Data excerpt:
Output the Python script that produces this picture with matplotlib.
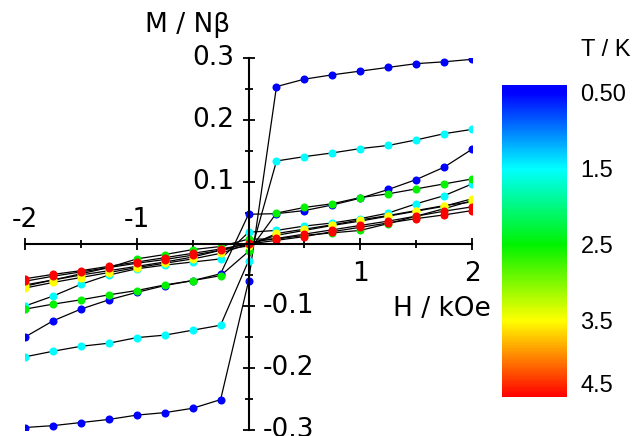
import numpy as np
import matplotlib.pyplot as plt
from matplotlib.colors import LinearSegmentedColormap, Normalize
from matplotlib.cm import ScalarMappable
from matplotlib.ticker import MultipleLocator

# field grid (kOe)
H = [-2.0, -1.75, -1.5, -1.25, -1.0, -0.75, -0.5, -0.25, 0.0,
     0.25, 0.5, 0.75, 1.0, 1.25, 1.5, 1.75, 2.0]

# magnetisation curves, two per temperature
m_050_a = [-0.296, -0.293, -0.288, -0.283, -0.276, -0.272, -0.265, -0.251, -0.060,
           0.254, 0.266, 0.273, 0.279, 0.285, 0.291, 0.294, 0.298]
m_050_b = [-0.150, -0.124, -0.105, -0.090, -0.078, -0.067, -0.059, -0.048, 0.048,
           0.049, 0.054, 0.063, 0.074, 0.088, 0.104, 0.124, 0.153]
m_150_a = [-0.182, -0.173, -0.165, -0.160, -0.151, -0.147, -0.139, -0.131, -0.027,
           0.134, 0.141, 0.147, 0.154, 0.159, 0.168, 0.178, 0.185]
m_150_b = [-0.100, -0.084, -0.065, -0.050, -0.040, -0.034, -0.029, -0.024, 0.019,
           0.022, 0.029, 0.034, 0.041, 0.050, 0.065, 0.078, 0.097]
m_250_a = [-0.105, -0.097, -0.090, -0.082, -0.075, -0.066, -0.059, -0.051, -0.012,
           0.050, 0.059, 0.065, 0.075, 0.081, 0.089, 0.097, 0.105]
m_250_b = [-0.068, -0.058, -0.048, -0.038, -0.024, -0.017, -0.009, -0.004, 0.008,
           0.008, 0.014, 0.018, 0.022, 0.033, 0.045, 0.057, 0.070]
m_350_a = [-0.071, -0.062, -0.054, -0.046, -0.038, -0.031, -0.024, -0.015, 0.000,
           0.014, 0.022, 0.030, 0.037, 0.045, 0.053, 0.061, 0.073]
m_350_b = [-0.066, -0.058, -0.050, -0.043, -0.036, -0.029, -0.021, -0.010, -0.003,
           0.017, 0.024, 0.031, 0.039, 0.046, 0.054, 0.062, 0.068]
m_450_a = [-0.056, -0.049, -0.043, -0.036, -0.029, -0.022, -0.015, -0.008, 0.000,
           0.006, 0.012, 0.020, 0.027, 0.034, 0.041, 0.047, 0.054]
m_450_b = [-0.060, -0.052, -0.045, -0.038, -0.031, -0.025, -0.018, -0.010, 0.002,
           0.009, 0.016, 0.023, 0.030, 0.037, 0.045, 0.053, 0.060]

temps = [0.5, 0.5, 1.5, 1.5, 2.5, 2.5, 3.5, 3.5, 4.5, 4.5]
curves = [m_050_a, m_050_b, m_150_a, m_150_b, m_250_a, m_250_b,
          m_350_a, m_350_b, m_450_a, m_450_b]

xticks = [-2, -1, 1, 2]
yticks = [-0.3, -0.2, -0.1, 0.1, 0.2, 0.3]
cb_ticks = [0.5, 1.5, 2.5, 3.5, 4.5]
cb_labels = ['0.50', '1.5', '2.5', '3.5', '4.5']

# colour scale
tmin, tmax = 0.4, 4.5
norm = Normalize(tmin, tmax)
nodes = [(0.0, 'blue')] + [((t - tmin) / (tmax - tmin), c) for t, c in
                           zip(cb_ticks, ['blue', 'cyan', (0, 0.95, 0), 'yellow', 'red'])]
cmap = LinearSegmentedColormap.from_list('tk', nodes)

fig = plt.figure(figsize=(6.36, 4.36), dpi=100)
ax = fig.add_axes([0.0393, 0.0138, 0.703, 0.853])

for T, m in zip(temps, curves):
    ax.plot(H, m, color='black', lw=0.9, zorder=2)
for T, m in zip(temps, curves):
    ax.plot(H, m, ls='none', marker='o', ms=5.8, mec='none', color=cmap(norm(T)), zorder=3)

ax.set_xlim(-2, 2)
ax.set_ylim(-0.3, 0.3)
ax.spines['left'].set_position(('data', 0))
ax.spines['bottom'].set_position(('data', 0))
ax.spines['top'].set_visible(False)
ax.spines['right'].set_visible(False)
for s in ['left', 'bottom']:
    ax.spines[s].set_linewidth(1.5)
    ax.spines[s].set_zorder(4)
ax.xaxis.set_major_locator(MultipleLocator(1))
ax.xaxis.set_minor_locator(MultipleLocator(0.5))
ax.yaxis.set_major_locator(MultipleLocator(0.1))
ax.yaxis.set_minor_locator(MultipleLocator(0.05))
ax.tick_params(which='both', direction='inout', labelbottom=False, labelleft=False, width=1.3)
ax.tick_params(which='major', length=9)
ax.tick_params(which='minor', length=5.5)

fs = 19
for v in xticks:
    if v < 0:
        ax.annotate(str(v), xy=(v, 0), xytext=(0, 8), textcoords='offset points',
                    ha='center', va='bottom', fontsize=fs)
    else:
        ax.annotate(str(v), xy=(v, 0), xytext=(0, -12), textcoords='offset points',
                    ha='center', va='top', fontsize=fs)
for v in yticks:
    if v > 0:
        ax.annotate('%.1f' % v, xy=(0, v), xytext=(-10, 0), textcoords='offset points',
                    ha='right', va='center', fontsize=fs)
    else:
        ax.annotate('%.1f' % v, xy=(0, v), xytext=(10, 0), textcoords='offset points',
                    ha='left', va='center', fontsize=fs)

ax.text(-0.55, 0.354, 'M / Nβ', ha='center', va='center', fontsize=fs, clip_on=False)
ax.text(1.73, -0.105, 'H / kOe', ha='center', va='center', fontsize=fs, clip_on=False)

# colour bar
cax = fig.add_axes([0.789, 0.0894, 0.102, 0.716])
cb = fig.colorbar(ScalarMappable(norm=norm, cmap=cmap), cax=cax)
cax.invert_yaxis()
cb.set_ticks(cb_ticks)
cb.set_ticklabels(cb_labels)
cb.outline.set_visible(False)
cax.tick_params(length=0, pad=10, labelsize=17)
for lab in cax.get_yticklabels():
    lab.set_family('Liberation Sans')
cax.get_yticklabels()[-1].set_va('bottom')
fig.text(0.953, 0.885, 'T / K', ha='center', va='center', fontsize=17, family='Liberation Sans')

fig.savefig('out.png', dpi=100)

Written exercise: Set down again, exactly, the lines of the material above from its first line to the one with "0.25, 0.5, 0.75, 1.0, 1.25, 1.5, 1.75, 2.0]", inclusive. Leave the pictures out.

Task solution:
Output the Python script that produces this picture with matplotlib.
import numpy as np
import matplotlib.pyplot as plt
from matplotlib.colors import LinearSegmentedColormap, Normalize
from matplotlib.cm import ScalarMappable
from matplotlib.ticker import MultipleLocator

# field grid (kOe)
H = [-2.0, -1.75, -1.5, -1.25, -1.0, -0.75, -0.5, -0.25, 0.0,
     0.25, 0.5, 0.75, 1.0, 1.25, 1.5, 1.75, 2.0]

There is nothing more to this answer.